## START Data provided

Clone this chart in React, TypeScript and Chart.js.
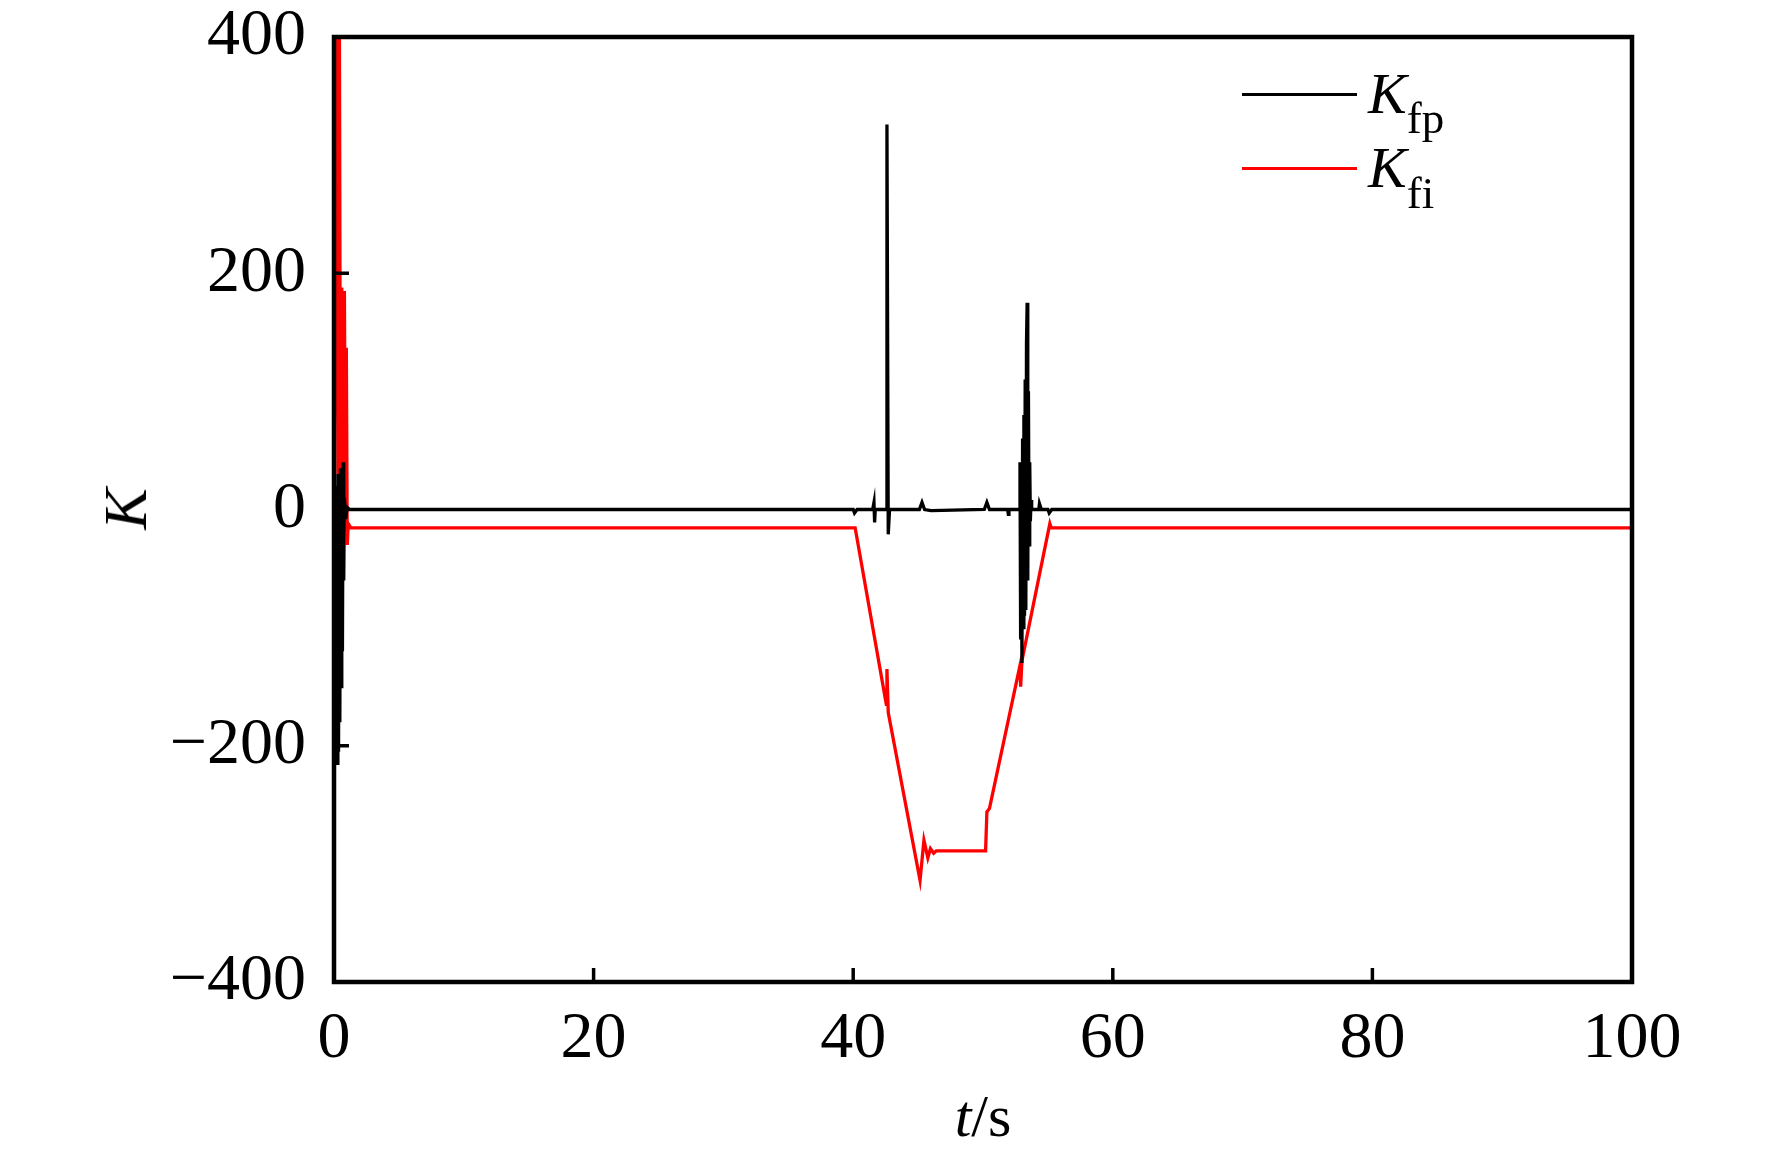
import React, { useEffect, useRef } from "react";
import { Chart, registerables } from "chart.js";

Chart.register(...registerables);

// ---- data ----
const fpT = [
  0, 0.05, 0.1, 0.15, 0.2, 0.25, 0.3, 0.35, 0.4, 0.45, 0.5, 0.55, 0.6, 0.65, 0.7, 0.75, 0.8, 0.9, 1.0, 1.2,
  40.0, 40.1, 40.3, 41.5, 41.6, 41.65, 41.7, 42.55, 42.6, 42.7, 42.8,
  45.1, 45.3, 45.5, 46.0, 50.1, 50.3, 50.5, 51.9, 51.95, 52.0, 52.8,
  52.85, 52.9, 52.95, 53.0, 53.05, 53.1, 53.15, 53.2, 53.25, 53.3, 53.35, 53.4, 53.45, 53.5, 53.55, 53.6, 53.65, 53.7, 53.75,
  54.3, 54.35, 54.5, 55.0, 55.1, 55.3, 100,
];
const fpK = [
  0, -160, 10, -190, 20, -215, 30, -205, 15, -180, 35, -150, 20, -120, 40, -60, 10, -8, 2, 0,
  0, -3, 0, 0, 6, -11, 0, 0, 326, -21, 0,
  0, 6, 0, -1, 0, 6, 0, 0, -4, 0, 0,
  40, -110, 38, -130, 60, -100, 80, -90, 110, -85, 140, 175, -60, 100, -30, 40, -10, 8, 0,
  0, 5, 0, 0, -3, 0, 0,
];

const fiT = [
  0, 0.1, 0.2, 0.3, 0.4, 0.5, 0.6, 0.7, 0.8, 0.88, 0.95, 1.02, 1.1, 1.3,
  40.15, 42.55, 42.6, 42.7, 45.15, 45.45, 45.75, 45.95, 46.2, 46.4, 50.2, 50.3, 50.5,
  52.85, 52.9, 53.0, 55.15, 55.25, 100,
];
const fiK = [
  0, 250, 520, 30, 480, 10, 188, 5, 185, 0, 137, -30, -12, -15.5,
  -15.5, -165, -135, -172, -314, -280, -295, -287, -291, -289, -289, -256, -253,
  -132, -150, -128, -12, -15.5, -15.5,
];

const xTicks = [0, 20, 40, 60, 80, 100];
const yTicks = [-400, -200, 0, 200, 400];

const FONT = "'Liberation Serif', 'Times New Roman', serif";

const fmt = (v: number) => (v < 0 ? "\u2212" + Math.abs(v) : String(v));

const framePlugin = {
  id: "frame",
  afterDatasetsDraw(chart: any) {
    const { ctx, chartArea: a, scales } = chart;
    ctx.save();
    ctx.strokeStyle = "#000";
    ctx.lineWidth = 4.5;
    ctx.strokeRect(a.left, a.top, a.right - a.left, a.bottom - a.top);
    ctx.lineWidth = 3.5;
    xTicks.forEach((v) => {
      const px = scales.x.getPixelForValue(v);
      ctx.beginPath();
      ctx.moveTo(px, a.bottom);
      ctx.lineTo(px, a.bottom - 14);
      ctx.stroke();
    });
    yTicks.forEach((v) => {
      const py = scales.y.getPixelForValue(v);
      ctx.beginPath();
      ctx.moveTo(a.left, py);
      ctx.lineTo(a.left + 15, py);
      ctx.stroke();
    });
    ctx.restore();
  },
};

export default function App() {
  const ref = useRef<HTMLCanvasElement | null>(null);

  useEffect(() => {
    document.body.style.margin = "0";
    const canvas = ref.current;
    if (!canvas) return;
    const chart = new Chart(canvas, {
      type: "line",
      data: {
        datasets: [
          {
            label: "Kfp",
            data: fpT.map((t, i) => ({ x: t, y: fpK[i] })),
            borderColor: "#000000",
            borderWidth: 3.3,
            pointRadius: 0,
            tension: 0,
            clip: 0,
          },
          {
            label: "Kfi",
            data: fiT.map((t, i) => ({ x: t, y: fiK[i] })),
            borderColor: "#ff0000",
            borderWidth: 3.3,
            pointRadius: 0,
            tension: 0,
            clip: 0,
          },
        ],
      },
      options: {
        animation: false,
        responsive: false,
        devicePixelRatio: 1,
        layout: { padding: { left: 0, top: 37, right: 140, bottom: 0 } },
        plugins: { legend: { display: false }, tooltip: { enabled: false } },
        scales: {
          x: {
            type: "linear",
            min: 0,
            max: 100,
            grid: { display: false, drawTicks: false },
            border: { display: false },
            afterBuildTicks: (s: any) => {
              s.ticks = xTicks.map((v) => ({ value: v }));
            },
            afterFit: (s: any) => {
              s.height = 175;
              s.paddingLeft = 0;
              s.paddingRight = 0;
            },
            ticks: {
              color: "#000",
              font: { family: FONT, size: 66, lineHeight: 1 },
              padding: 25,
              maxRotation: 0,
              autoSkip: false,
              callback: (v: any) => fmt(Number(v)),
            },
          },
          y: {
            type: "linear",
            min: -400,
            max: 400,
            grid: { display: false, drawTicks: false },
            border: { display: false },
            afterBuildTicks: (s: any) => {
              s.ticks = yTicks.map((v) => ({ value: v }));
            },
            afterFit: (s: any) => {
              s.width = 334;
              s.paddingTop = 0;
              s.paddingBottom = 0;
            },
            ticks: {
              color: "#000",
              font: { family: FONT, size: 66, lineHeight: 1 },
              padding: 28,
              autoSkip: false,
              callback: (v: any) => fmt(Number(v)),
            },
          },
        },
      },
      plugins: [framePlugin],
    } as any);
    return () => chart.destroy();
  }, []);

  const serif: React.CSSProperties = { fontFamily: FONT, color: "#000", lineHeight: 1, whiteSpace: "nowrap" };

  return (
    <div style={{ position: "relative", width: 1772, height: 1157, background: "#fff" }}>
      <canvas ref={ref} width={1772} height={1157} style={{ width: 1772, height: 1157, display: "block" }} />
      {/* y-axis title */}
      <div
        style={{
          ...serif,
          position: "absolute",
          left: 125,
          top: 509,
          fontSize: 62,
          fontStyle: "italic",
          transform: "translate(-50%, -50%) rotate(-90deg)",
        }}
      >
        K
      </div>
      {/* x-axis title */}
      <div
        style={{
          ...serif,
          position: "absolute",
          left: 983,
          top: 1086,
          fontSize: 60,
          transform: "translateX(-50%)",
        }}
      >
        <i>t</i>/s
      </div>
      {/* legend */}
      <div style={{ position: "absolute", left: 1242, top: 92.5, width: 115, height: 3, background: "#000" }} />
      <div style={{ position: "absolute", left: 1242, top: 166.5, width: 115, height: 3, background: "#ff0000" }} />
      <div style={{ ...serif, position: "absolute", left: 1368, top: 65, fontSize: 58 }}>
        <i>K</i>
        <span style={{ fontSize: 45, position: "relative", top: 20 }}>fp</span>
      </div>
      <div style={{ ...serif, position: "absolute", left: 1368, top: 139, fontSize: 58 }}>
        <i>K</i>
        <span style={{ fontSize: 45, position: "relative", top: 21 }}>fi</span>
      </div>
    </div>
  );
}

## END Data provided

▶ **Set task**:
Omit the pictures, then repeat exactly each line from the beginning of the listing through the line with "Chart.register(...registerables);".

▶ **Reply**:
Clone this chart in React, TypeScript and Chart.js.
import React, { useEffect, useRef } from "react";
import { Chart, registerables } from "chart.js";

Chart.register(...registerables);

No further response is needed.